Some years ago my partner, who was already qualified as a massage therapist, decided to retrain as a canine massage therapist.  During the course, I found that I was picking up lots of massage skills by proxy – actions and insertions of muscles, massage techniques, benefits, physiology and more.  Rather than compete, I decided to train as a human massage therapist.  So now we offer AchyPaw Remedial Massage for Dogs and Massage by Chris for humans (and sometimes the owners of the four legged clients).  Our combined Facebook site is here :

Since my own qualification as a Holistic Body Massage Therapist, I have undertaken several other courses including Reiki, Deep Tissue, Hands Free Massage and Animal Healing.

Interestingly there is a cross-over between the two disciplines – I’ve found human techniques working very effectively with animals and my human clients enthuse about having skin-rolling on their backs – a technique I learned from my partner and canine massage courses I’ve attended!

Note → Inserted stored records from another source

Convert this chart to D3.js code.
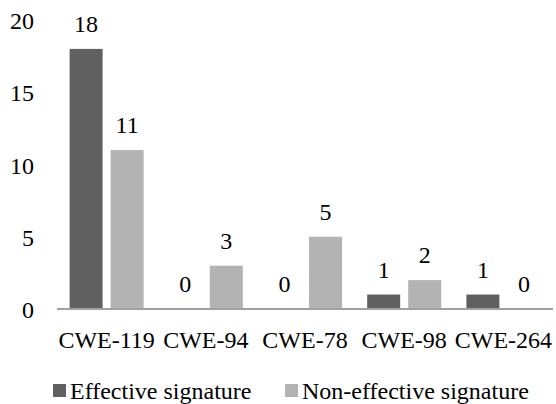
<!DOCTYPE html>
<html>
<head>
<meta charset="utf-8">
<script src="https://cdn.jsdelivr.net/npm/d3@7"></script>
<style>
body { margin: 0; background: #fff; }
svg { display: block; }
svg text { font-family: "Liberation Serif", "Times New Roman", serif; font-size: 24px; fill: #000; }
</style>
</head>
<body>
<svg id="chart" width="556" height="404" font-family="Liberation Serif, Times New Roman, serif"></svg>
<script>
const categories = ["CWE-119", "CWE-94", "CWE-78", "CWE-98", "CWE-264"];
const seriesNames = ["Effective signature", "Non-effective signature"];
const effective = [18, 0, 0, 1, 1];
const nonEffective = [11, 3, 5, 2, 0];
const yTicks = [0, 5, 10, 15, 20];
const colors = ["#606060", "#b3b3b3"];

const svg = d3.select("#chart");
const x0 = 57, x1 = 553, yBase = 309, yTop = 20;

const x = d3.scaleBand().domain(categories).range([x0, x1]).paddingInner(0).paddingOuter(0);
const y = d3.scaleLinear().domain([0, 20]).range([yBase, yTop]);

const barW = 33, gap = 8;
const groupW = barW * 2 + gap;
const sub = d3.scaleOrdinal().domain([0, 1]).range([(x.bandwidth() - groupW) / 2, (x.bandwidth() - groupW) / 2 + barW + gap]);

const series = [effective, nonEffective];

// y tick labels
svg.append("g").selectAll("text").data(yTicks).join("text")
  .attr("x", 34).attr("y", d => y(d) + 9)
  .attr("text-anchor", "end")
  .text(d => d);

// bars + value labels
series.forEach((vals, si) => {
  const g = svg.append("g");
  g.selectAll("rect").data(vals).join("rect")
    .attr("x", (d, i) => x(categories[i]) + sub(si))
    .attr("y", d => y(d))
    .attr("width", barW)
    .attr("height", d => yBase - y(d))
    .attr("fill", colors[si]);
  g.selectAll("text").data(vals).join("text")
    .attr("x", (d, i) => x(categories[i]) + sub(si) + barW / 2)
    .attr("y", d => y(d) - 17)
    .attr("text-anchor", "middle")
    .text(d => d);
});

// x axis line
svg.append("line").attr("x1", x0).attr("x2", x1).attr("y1", yBase).attr("y2", yBase)
  .attr("stroke", "#a0a0a0").attr("stroke-width", 2);

// category labels
svg.append("g").selectAll("text").data(categories).join("text")
  .attr("x", d => x(d) + x.bandwidth() / 2).attr("y", 348)
  .attr("text-anchor", "middle")
  .text(d => d);

// legend
const legX = [53, 285];
const leg = svg.append("g").selectAll("g").data(seriesNames).join("g")
  .attr("transform", (d, i) => `translate(${legX[i]},0)`);
leg.append("rect").attr("x", 0).attr("y", 384).attr("width", 13).attr("height", 13)
  .attr("fill", (d, i) => colors[i]);
leg.append("text").attr("x", 17).attr("y", 399)
  .text(d => d);
</script>
</body>
</html>
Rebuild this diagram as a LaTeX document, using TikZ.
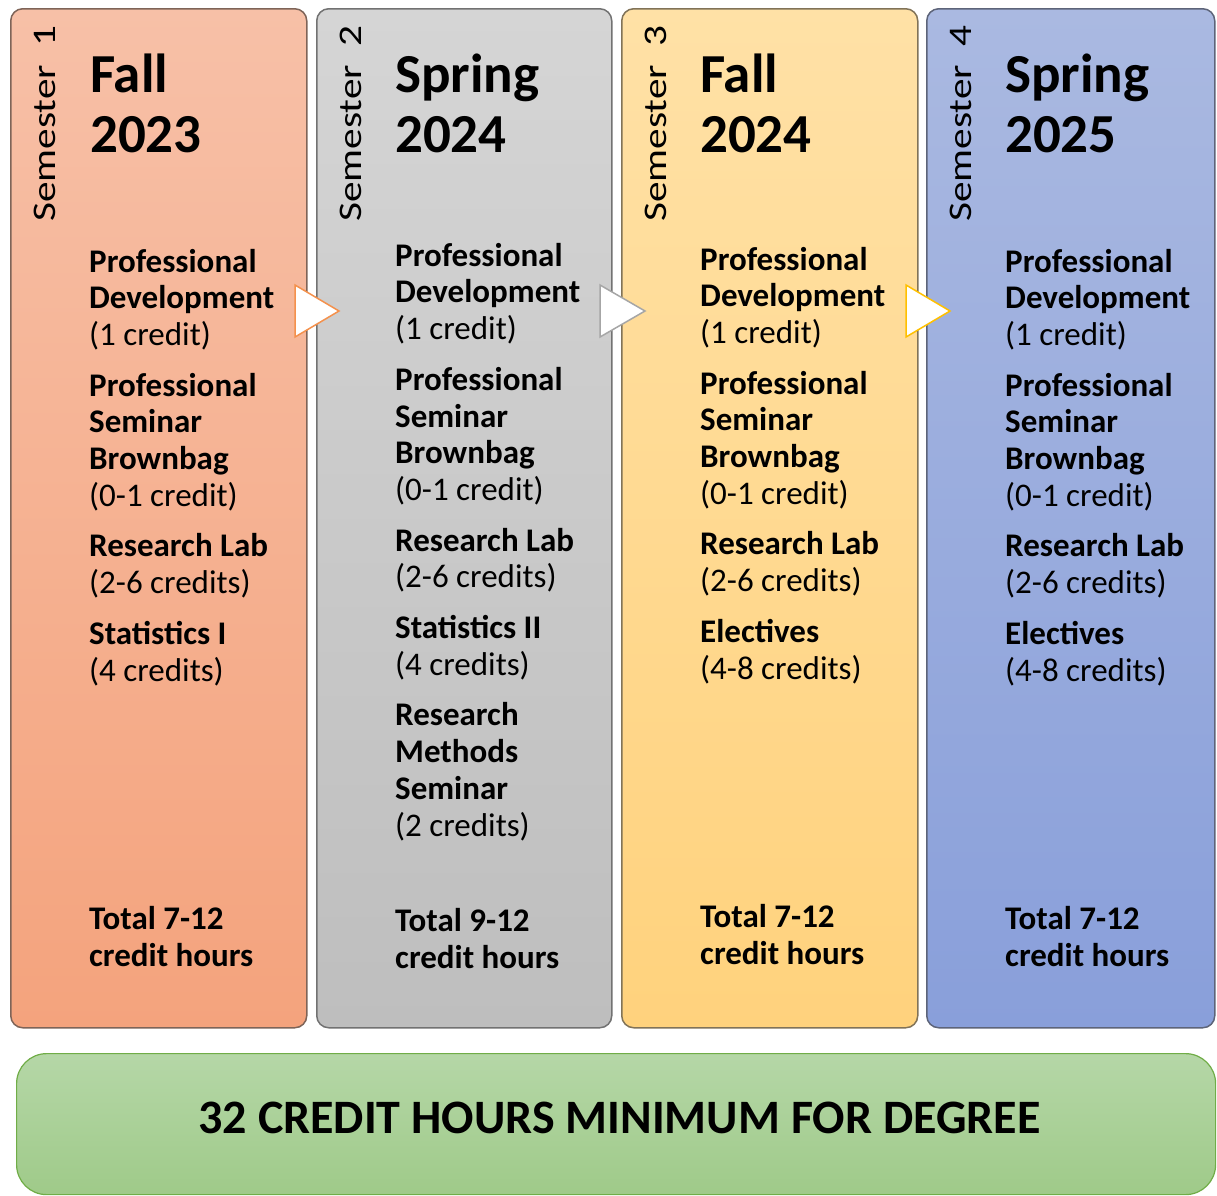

In addition to my regular clients, who I see in my treatment room, I have taken part in supporting events as part of therapy teams: these include The British Heart Foundation London to Brighton Trek, The Brighton Half Marathon and a Local Council sponsored Therapy Day for ‘older people with HIV’. Last year I heard of a local organisation which was looking for therapists to volunteer to offer a variety of therapies at a hospice to patients and carers affected by HIV, AIDS and associated conditions.  These days are twice each month and the clients are offered a range of therapies: holistic massage from myself plus other therapists who offer hands-free massage, Reiki and hypnotherapy.

I find those sessions incredibly fulfilling and the same is reported to be true also for the clients – the service feeds back to the therapists after every session.

There is plenty of evidence based and empirical research concerning the value and benefits of massage to patients with HIV (see Appendix for a couple of examples).  These and other articles conclude that massage therapy can play an important role in the lives of those infected with medical conditions as well as HIV and AIDS by complementing their existing medical team and regimen.  Specifically in relation to HIV/AIDS, massage therapy can help the patients cope with the various symptoms of, and also indirectly boost, the immune system. 

One of the reports evaluated several other studies across a range of age groups and across the disease spectrum from early HIV through late-stage AIDS.   These studies reported they found that massage therapy significantly improves self-perceived spiritual quality of life and improvement in total quality of life scores.   One study even found positive changes in immune function, in particular CD4+ cell count and natural killer cell counts, due to massage therapy.

Time and again the common theme I’ve had reported back from the group I work with is that the clients I have treated, during these volunteer sessions, really valued actually being touched.  Although HIV and AIDS does not have the same media presence these days (long gone are the scaremongering adverts of the falling tombstones) the stigma unfortunately still exists.  I treat each client as I would do any client adjusting my therapy appropriately to their physical condition. (One in particular sticks in my mind – the client had a ‘frozen shoulder’ and had been suffering with it – the next therapy day they were demonstrating the ‘new’ range of movement they had achieved since ‘Chris fixed it!’)

I am very grateful for the opportunity to be part of a team who can help enhance the quality of life of people living with, caring for or affected by HIV/AIDS – the physical and psychological realms, by providing the personal touch other therapies do not generally provide.


Cutler L (2006). “Massage Therapy for HIV/AIDS”. [accessed 25th September 2015]

Gnanakkan J (2005) “The Effects of Therapeutic Massage on HIV and AIDS Patients” Massage Today September  2005, Vol. 05, Issue 09

Hillier SL, Louw Q, Morris L, Uwimana J, Statham S (2010). “Massage therapy for people with HIV/AIDS” [accessed 25th September 2015)

Chris Penny

Article written by Chris Penny - Brighton

After 27 years as an aeronautical electronic engineer, followed by a change of direction to become a nurse, I trained to perform Holistic Body Massage (a Swedish/sports/deep tissue/hands free combination) and Reiki.